MSP Cloud Feature Article
March 14, 2013

DOD Reaches 1M Users on Cloud E-mail

More than two years after commencing its push toward enterprise e-mail, the U.S. Department of Defense now has one million users on a consolidated private cloud e-mail platform.

The milestone means that DOD Enterprise Email (DEE) is now one of the largest independent e-mail systems in the world.

Enterprise services reduce costs by consolidating system hardware requirements and maintenance, eliminating unnecessary and inefficient administration and resource allocation, which means the military services and defense organizations using enterprise services can save money in IT services to preserve resources for their primary mission – according to Air Force Lt. Gen. Ronnie Hawkins, director of Defense Information Systems Agency (News - Alert) (DISA).

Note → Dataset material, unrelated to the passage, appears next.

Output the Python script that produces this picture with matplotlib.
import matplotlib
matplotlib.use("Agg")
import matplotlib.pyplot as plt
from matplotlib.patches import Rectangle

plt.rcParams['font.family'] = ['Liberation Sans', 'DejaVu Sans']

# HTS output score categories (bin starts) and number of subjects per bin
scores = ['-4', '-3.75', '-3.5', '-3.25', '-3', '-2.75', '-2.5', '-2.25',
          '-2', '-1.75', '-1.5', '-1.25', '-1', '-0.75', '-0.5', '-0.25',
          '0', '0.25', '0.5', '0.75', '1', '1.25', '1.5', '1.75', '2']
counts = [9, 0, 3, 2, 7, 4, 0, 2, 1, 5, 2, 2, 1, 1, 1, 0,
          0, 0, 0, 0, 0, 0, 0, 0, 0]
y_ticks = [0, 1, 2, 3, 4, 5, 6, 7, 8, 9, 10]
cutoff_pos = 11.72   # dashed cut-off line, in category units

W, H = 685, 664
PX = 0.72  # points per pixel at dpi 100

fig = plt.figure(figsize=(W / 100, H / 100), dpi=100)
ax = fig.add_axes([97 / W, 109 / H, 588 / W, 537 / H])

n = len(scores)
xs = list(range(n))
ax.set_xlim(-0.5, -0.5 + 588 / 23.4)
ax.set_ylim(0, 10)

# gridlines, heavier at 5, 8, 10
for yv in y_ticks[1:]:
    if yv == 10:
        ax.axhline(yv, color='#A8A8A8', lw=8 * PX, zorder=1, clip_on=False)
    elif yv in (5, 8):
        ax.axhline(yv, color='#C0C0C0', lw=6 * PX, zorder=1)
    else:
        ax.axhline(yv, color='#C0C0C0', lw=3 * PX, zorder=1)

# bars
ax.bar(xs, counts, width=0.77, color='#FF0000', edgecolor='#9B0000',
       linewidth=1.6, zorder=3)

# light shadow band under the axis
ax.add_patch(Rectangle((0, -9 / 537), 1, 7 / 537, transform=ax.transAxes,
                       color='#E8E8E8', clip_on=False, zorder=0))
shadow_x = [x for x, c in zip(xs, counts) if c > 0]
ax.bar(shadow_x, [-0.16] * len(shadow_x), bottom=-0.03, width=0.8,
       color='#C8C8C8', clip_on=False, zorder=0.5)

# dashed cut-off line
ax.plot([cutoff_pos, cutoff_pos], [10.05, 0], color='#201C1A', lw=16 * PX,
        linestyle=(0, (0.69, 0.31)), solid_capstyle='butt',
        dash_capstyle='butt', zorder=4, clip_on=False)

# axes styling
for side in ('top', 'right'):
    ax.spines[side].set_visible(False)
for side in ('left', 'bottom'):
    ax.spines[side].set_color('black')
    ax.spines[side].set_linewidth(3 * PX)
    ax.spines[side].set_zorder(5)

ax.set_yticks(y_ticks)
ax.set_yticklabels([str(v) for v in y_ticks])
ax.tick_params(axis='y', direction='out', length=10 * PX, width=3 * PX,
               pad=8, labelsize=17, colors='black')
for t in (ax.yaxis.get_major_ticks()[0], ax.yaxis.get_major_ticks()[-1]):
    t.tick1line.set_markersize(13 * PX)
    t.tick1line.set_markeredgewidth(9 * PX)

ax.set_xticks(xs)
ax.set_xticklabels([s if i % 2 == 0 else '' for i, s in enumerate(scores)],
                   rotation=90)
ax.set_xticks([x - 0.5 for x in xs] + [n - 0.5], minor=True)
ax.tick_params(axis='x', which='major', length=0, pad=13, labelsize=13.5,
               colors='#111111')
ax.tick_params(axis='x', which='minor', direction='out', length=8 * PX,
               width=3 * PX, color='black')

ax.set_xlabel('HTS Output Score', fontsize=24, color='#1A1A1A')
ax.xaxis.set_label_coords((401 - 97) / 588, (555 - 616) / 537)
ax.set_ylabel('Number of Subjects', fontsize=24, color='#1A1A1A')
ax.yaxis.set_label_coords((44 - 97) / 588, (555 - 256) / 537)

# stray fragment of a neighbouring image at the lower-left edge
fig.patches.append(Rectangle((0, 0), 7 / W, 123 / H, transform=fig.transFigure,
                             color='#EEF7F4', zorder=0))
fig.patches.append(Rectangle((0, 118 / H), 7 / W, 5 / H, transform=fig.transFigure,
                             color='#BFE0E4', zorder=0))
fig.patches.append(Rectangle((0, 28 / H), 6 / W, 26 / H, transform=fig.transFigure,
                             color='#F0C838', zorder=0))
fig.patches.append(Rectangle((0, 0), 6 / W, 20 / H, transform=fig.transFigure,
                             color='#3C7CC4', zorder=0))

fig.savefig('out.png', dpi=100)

“For the warfighters, using DEE means wherever they are, they can use their email, whenever they need it. It is not necessary to start a new email account when you move or deploy. It is as mobile as the service member,” Hawkins said in a statement.

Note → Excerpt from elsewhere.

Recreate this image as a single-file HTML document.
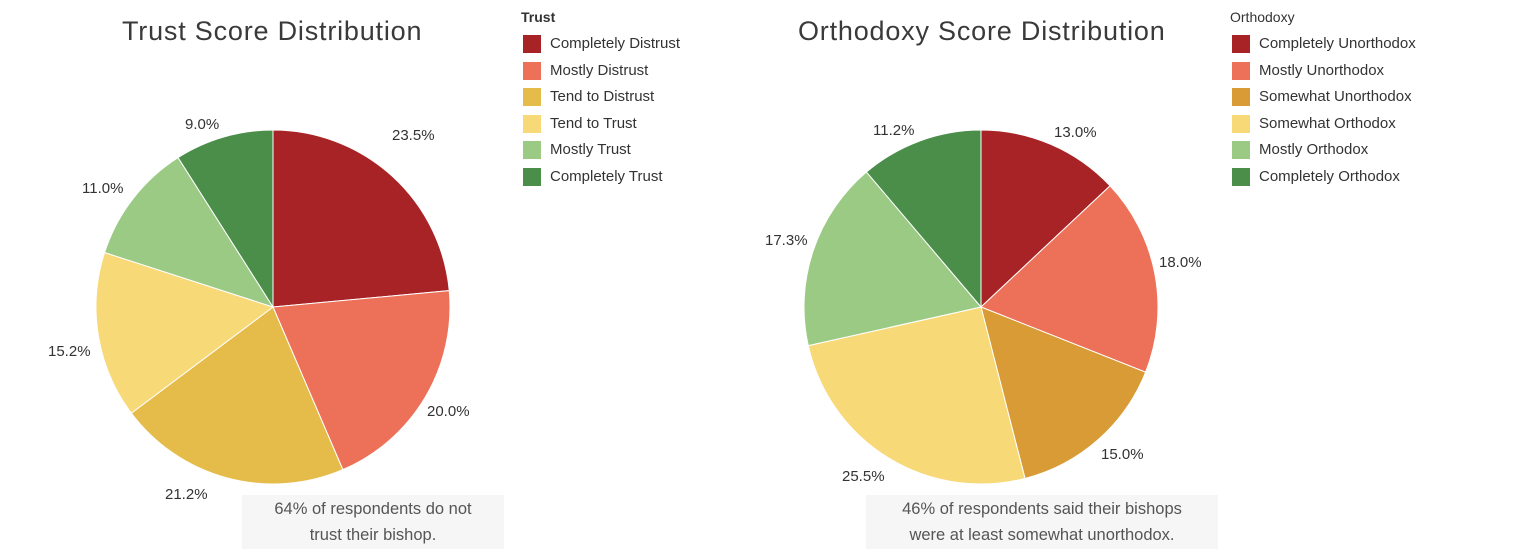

With new organizations migrating to DEE, the system is expected to reach 1.5 million users by late summer, DOD officials said.

The DOD e-mail hosting program aims to reduce the cost of e-mail to about $50 a user, and will help to save the Army $380 million over a five-year period, according to a report submitted by the Enterprise Email Army Service Acquisition to Congress last year.

The Army is in the final phase of its migration to DEE – according to Mike Krieger, the Army Deputy Chief Information Officer/G-6 – and has migrated 967,000 user accounts to date.

In August 2012, the U.S. Army announced that DISA surpassed the half-million user milestone for the DEE. The program aims to bring all of the DOD into the same unified Microsoft (News - Alert) Exchange-based e-mail system, hosted in DISA’s private cloud.

The project began in earnest in April 2010 when the Army began a plan to consolidate its e-mail systems along with much of its other network services, integrating the Army’s more than 440 networks in the U.S. alone under a single Global Network Enterprise Construct.